═════ GIVEN DATA

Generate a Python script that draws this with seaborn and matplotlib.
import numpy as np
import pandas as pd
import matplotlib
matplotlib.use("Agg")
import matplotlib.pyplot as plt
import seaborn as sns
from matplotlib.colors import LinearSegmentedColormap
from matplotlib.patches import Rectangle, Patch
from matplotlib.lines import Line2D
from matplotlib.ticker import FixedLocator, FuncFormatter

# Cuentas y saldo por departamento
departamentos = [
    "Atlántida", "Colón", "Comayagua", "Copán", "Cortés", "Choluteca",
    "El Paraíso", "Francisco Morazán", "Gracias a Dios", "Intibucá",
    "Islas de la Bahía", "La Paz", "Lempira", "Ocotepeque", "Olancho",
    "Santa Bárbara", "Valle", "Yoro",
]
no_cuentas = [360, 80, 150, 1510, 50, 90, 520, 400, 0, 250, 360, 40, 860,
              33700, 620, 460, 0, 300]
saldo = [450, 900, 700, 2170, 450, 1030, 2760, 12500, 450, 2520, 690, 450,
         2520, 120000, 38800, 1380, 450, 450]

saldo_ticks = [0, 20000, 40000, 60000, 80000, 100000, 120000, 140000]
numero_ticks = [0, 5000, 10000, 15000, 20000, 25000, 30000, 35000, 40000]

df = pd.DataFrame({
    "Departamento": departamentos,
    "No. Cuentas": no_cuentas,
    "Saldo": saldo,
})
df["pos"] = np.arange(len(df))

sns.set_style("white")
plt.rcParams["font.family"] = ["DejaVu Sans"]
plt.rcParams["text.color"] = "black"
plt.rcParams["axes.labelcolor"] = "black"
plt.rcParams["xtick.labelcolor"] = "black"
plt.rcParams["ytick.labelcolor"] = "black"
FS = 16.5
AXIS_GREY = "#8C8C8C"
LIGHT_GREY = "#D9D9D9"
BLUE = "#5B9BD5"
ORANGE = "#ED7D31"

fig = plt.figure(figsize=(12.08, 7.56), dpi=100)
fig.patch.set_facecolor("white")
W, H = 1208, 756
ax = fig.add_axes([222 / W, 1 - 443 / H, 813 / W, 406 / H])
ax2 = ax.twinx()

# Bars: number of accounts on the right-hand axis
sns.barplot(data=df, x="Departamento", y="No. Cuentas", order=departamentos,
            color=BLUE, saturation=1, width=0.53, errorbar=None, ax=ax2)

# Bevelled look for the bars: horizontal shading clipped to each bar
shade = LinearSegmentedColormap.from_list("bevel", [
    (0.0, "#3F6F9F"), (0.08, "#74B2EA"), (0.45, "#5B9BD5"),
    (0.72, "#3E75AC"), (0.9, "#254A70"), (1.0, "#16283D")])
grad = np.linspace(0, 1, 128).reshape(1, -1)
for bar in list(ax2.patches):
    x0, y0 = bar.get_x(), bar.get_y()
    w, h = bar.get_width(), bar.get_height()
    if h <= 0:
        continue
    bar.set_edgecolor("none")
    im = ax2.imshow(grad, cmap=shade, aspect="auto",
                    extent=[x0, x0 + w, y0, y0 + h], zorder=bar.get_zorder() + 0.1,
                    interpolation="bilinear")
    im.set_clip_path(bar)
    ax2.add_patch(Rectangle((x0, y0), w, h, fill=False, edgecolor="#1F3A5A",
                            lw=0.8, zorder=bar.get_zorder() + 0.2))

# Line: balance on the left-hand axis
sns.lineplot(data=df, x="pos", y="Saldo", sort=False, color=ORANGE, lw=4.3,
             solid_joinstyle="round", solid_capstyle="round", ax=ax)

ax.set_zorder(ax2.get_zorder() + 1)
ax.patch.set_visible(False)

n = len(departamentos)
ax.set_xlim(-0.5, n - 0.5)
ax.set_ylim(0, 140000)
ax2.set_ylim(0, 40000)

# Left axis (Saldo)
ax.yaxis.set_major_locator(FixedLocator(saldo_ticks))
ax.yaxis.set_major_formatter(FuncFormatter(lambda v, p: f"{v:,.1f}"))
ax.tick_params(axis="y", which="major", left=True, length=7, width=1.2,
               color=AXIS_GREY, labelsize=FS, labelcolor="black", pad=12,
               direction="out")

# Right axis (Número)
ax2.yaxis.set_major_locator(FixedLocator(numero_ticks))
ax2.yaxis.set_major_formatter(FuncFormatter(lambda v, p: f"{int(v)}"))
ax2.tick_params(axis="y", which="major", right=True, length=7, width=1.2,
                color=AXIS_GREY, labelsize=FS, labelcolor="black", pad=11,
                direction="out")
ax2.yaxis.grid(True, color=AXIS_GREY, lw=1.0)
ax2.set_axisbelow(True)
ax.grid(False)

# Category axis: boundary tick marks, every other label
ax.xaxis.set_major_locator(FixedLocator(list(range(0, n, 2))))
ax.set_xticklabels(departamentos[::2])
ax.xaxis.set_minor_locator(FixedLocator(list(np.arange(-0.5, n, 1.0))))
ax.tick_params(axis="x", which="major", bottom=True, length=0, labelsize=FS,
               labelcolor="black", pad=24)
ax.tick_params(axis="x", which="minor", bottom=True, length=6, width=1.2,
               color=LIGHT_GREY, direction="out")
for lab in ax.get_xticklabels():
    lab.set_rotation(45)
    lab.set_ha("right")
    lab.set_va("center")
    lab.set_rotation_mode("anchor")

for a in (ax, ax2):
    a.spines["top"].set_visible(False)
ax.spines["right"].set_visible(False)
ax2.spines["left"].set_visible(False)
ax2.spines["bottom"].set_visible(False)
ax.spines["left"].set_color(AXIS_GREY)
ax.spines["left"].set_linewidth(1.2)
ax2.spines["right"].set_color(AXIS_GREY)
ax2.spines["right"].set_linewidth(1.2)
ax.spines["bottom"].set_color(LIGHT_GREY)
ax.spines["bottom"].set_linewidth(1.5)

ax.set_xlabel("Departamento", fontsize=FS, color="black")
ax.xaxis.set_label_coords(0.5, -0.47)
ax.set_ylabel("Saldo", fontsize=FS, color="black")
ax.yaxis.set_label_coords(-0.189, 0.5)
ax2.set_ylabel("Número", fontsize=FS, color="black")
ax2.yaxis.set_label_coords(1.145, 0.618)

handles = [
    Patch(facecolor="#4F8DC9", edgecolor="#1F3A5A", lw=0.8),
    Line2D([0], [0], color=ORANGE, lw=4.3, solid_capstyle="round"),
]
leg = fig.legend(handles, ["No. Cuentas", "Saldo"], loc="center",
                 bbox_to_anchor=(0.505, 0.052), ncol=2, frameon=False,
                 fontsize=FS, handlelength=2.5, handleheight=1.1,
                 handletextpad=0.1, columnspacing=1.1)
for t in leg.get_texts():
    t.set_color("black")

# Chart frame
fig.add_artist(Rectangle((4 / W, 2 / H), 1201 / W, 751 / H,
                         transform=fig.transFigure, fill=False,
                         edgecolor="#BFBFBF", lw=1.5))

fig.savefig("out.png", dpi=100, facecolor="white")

══════════

> [OBJECTIVE]:
Could you quote the material above in full, exactly as it stands?

> [EXERCISE RESULT]:
Generate a Python script that draws this with seaborn and matplotlib.
import numpy as np
import pandas as pd
import matplotlib
matplotlib.use("Agg")
import matplotlib.pyplot as plt
import seaborn as sns
from matplotlib.colors import LinearSegmentedColormap
from matplotlib.patches import Rectangle, Patch
from matplotlib.lines import Line2D
from matplotlib.ticker import FixedLocator, FuncFormatter

# Cuentas y saldo por departamento
departamentos = [
    "Atlántida", "Colón", "Comayagua", "Copán", "Cortés", "Choluteca",
    "El Paraíso", "Francisco Morazán", "Gracias a Dios", "Intibucá",
    "Islas de la Bahía", "La Paz", "Lempira", "Ocotepeque", "Olancho",
    "Santa Bárbara", "Valle", "Yoro",
]
no_cuentas = [360, 80, 150, 1510, 50, 90, 520, 400, 0, 250, 360, 40, 860,
              33700, 620, 460, 0, 300]
saldo = [450, 900, 700, 2170, 450, 1030, 2760, 12500, 450, 2520, 690, 450,
         2520, 120000, 38800, 1380, 450, 450]

saldo_ticks = [0, 20000, 40000, 60000, 80000, 100000, 120000, 140000]
numero_ticks = [0, 5000, 10000, 15000, 20000, 25000, 30000, 35000, 40000]

df = pd.DataFrame({
    "Departamento": departamentos,
    "No. Cuentas": no_cuentas,
    "Saldo": saldo,
})
df["pos"] = np.arange(len(df))

sns.set_style("white")
plt.rcParams["font.family"] = ["DejaVu Sans"]
plt.rcParams["text.color"] = "black"
plt.rcParams["axes.labelcolor"] = "black"
plt.rcParams["xtick.labelcolor"] = "black"
plt.rcParams["ytick.labelcolor"] = "black"
FS = 16.5
AXIS_GREY = "#8C8C8C"
LIGHT_GREY = "#D9D9D9"
BLUE = "#5B9BD5"
ORANGE = "#ED7D31"

fig = plt.figure(figsize=(12.08, 7.56), dpi=100)
fig.patch.set_facecolor("white")
W, H = 1208, 756
ax = fig.add_axes([222 / W, 1 - 443 / H, 813 / W, 406 / H])
ax2 = ax.twinx()

# Bars: number of accounts on the right-hand axis
sns.barplot(data=df, x="Departamento", y="No. Cuentas", order=departamentos,
            color=BLUE, saturation=1, width=0.53, errorbar=None, ax=ax2)

# Bevelled look for the bars: horizontal shading clipped to each bar
shade = LinearSegmentedColormap.from_list("bevel", [
    (0.0, "#3F6F9F"), (0.08, "#74B2EA"), (0.45, "#5B9BD5"),
    (0.72, "#3E75AC"), (0.9, "#254A70"), (1.0, "#16283D")])
grad = np.linspace(0, 1, 128).reshape(1, -1)
for bar in list(ax2.patches):
    x0, y0 = bar.get_x(), bar.get_y()
    w, h = bar.get_width(), bar.get_height()
    if h <= 0:
        continue
    bar.set_edgecolor("none")
    im = ax2.imshow(grad, cmap=shade, aspect="auto",
                    extent=[x0, x0 + w, y0, y0 + h], zorder=bar.get_zorder() + 0.1,
                    interpolation="bilinear")
    im.set_clip_path(bar)
    ax2.add_patch(Rectangle((x0, y0), w, h, fill=False, edgecolor="#1F3A5A",
                            lw=0.8, zorder=bar.get_zorder() + 0.2))

# Line: balance on the left-hand axis
sns.lineplot(data=df, x="pos", y="Saldo", sort=False, color=ORANGE, lw=4.3,
             solid_joinstyle="round", solid_capstyle="round", ax=ax)

ax.set_zorder(ax2.get_zorder() + 1)
ax.patch.set_visible(False)

n = len(departamentos)
ax.set_xlim(-0.5, n - 0.5)
ax.set_ylim(0, 140000)
ax2.set_ylim(0, 40000)

# Left axis (Saldo)
ax.yaxis.set_major_locator(FixedLocator(saldo_ticks))
ax.yaxis.set_major_formatter(FuncFormatter(lambda v, p: f"{v:,.1f}"))
ax.tick_params(axis="y", which="major", left=True, length=7, width=1.2,
               color=AXIS_GREY, labelsize=FS, labelcolor="black", pad=12,
               direction="out")

# Right axis (Número)
ax2.yaxis.set_major_locator(FixedLocator(numero_ticks))
ax2.yaxis.set_major_formatter(FuncFormatter(lambda v, p: f"{int(v)}"))
ax2.tick_params(axis="y", which="major", right=True, length=7, width=1.2,
                color=AXIS_GREY, labelsize=FS, labelcolor="black", pad=11,
                direction="out")
ax2.yaxis.grid(True, color=AXIS_GREY, lw=1.0)
ax2.set_axisbelow(True)
ax.grid(False)

# Category axis: boundary tick marks, every other label
ax.xaxis.set_major_locator(FixedLocator(list(range(0, n, 2))))
ax.set_xticklabels(departamentos[::2])
ax.xaxis.set_minor_locator(FixedLocator(list(np.arange(-0.5, n, 1.0))))
ax.tick_params(axis="x", which="major", bottom=True, length=0, labelsize=FS,
               labelcolor="black", pad=24)
ax.tick_params(axis="x", which="minor", bottom=True, length=6, width=1.2,
               color=LIGHT_GREY, direction="out")
for lab in ax.get_xticklabels():
    lab.set_rotation(45)
    lab.set_ha("right")
    lab.set_va("center")
    lab.set_rotation_mode("anchor")

for a in (ax, ax2):
    a.spines["top"].set_visible(False)
ax.spines["right"].set_visible(False)
ax2.spines["left"].set_visible(False)
ax2.spines["bottom"].set_visible(False)
ax.spines["left"].set_color(AXIS_GREY)
ax.spines["left"].set_linewidth(1.2)
ax2.spines["right"].set_color(AXIS_GREY)
ax2.spines["right"].set_linewidth(1.2)
ax.spines["bottom"].set_color(LIGHT_GREY)
ax.spines["bottom"].set_linewidth(1.5)

ax.set_xlabel("Departamento", fontsize=FS, color="black")
ax.xaxis.set_label_coords(0.5, -0.47)
ax.set_ylabel("Saldo", fontsize=FS, color="black")
ax.yaxis.set_label_coords(-0.189, 0.5)
ax2.set_ylabel("Número", fontsize=FS, color="black")
ax2.yaxis.set_label_coords(1.145, 0.618)

handles = [
    Patch(facecolor="#4F8DC9", edgecolor="#1F3A5A", lw=0.8),
    Line2D([0], [0], color=ORANGE, lw=4.3, solid_capstyle="round"),
]
leg = fig.legend(handles, ["No. Cuentas", "Saldo"], loc="center",
                 bbox_to_anchor=(0.505, 0.052), ncol=2, frameon=False,
                 fontsize=FS, handlelength=2.5, handleheight=1.1,
                 handletextpad=0.1, columnspacing=1.1)
for t in leg.get_texts():
    t.set_color("black")

# Chart frame
fig.add_artist(Rectangle((4 / W, 2 / H), 1201 / W, 751 / H,
                         transform=fig.transFigure, fill=False,
                         edgecolor="#BFBFBF", lw=1.5))

fig.savefig("out.png", dpi=100, facecolor="white")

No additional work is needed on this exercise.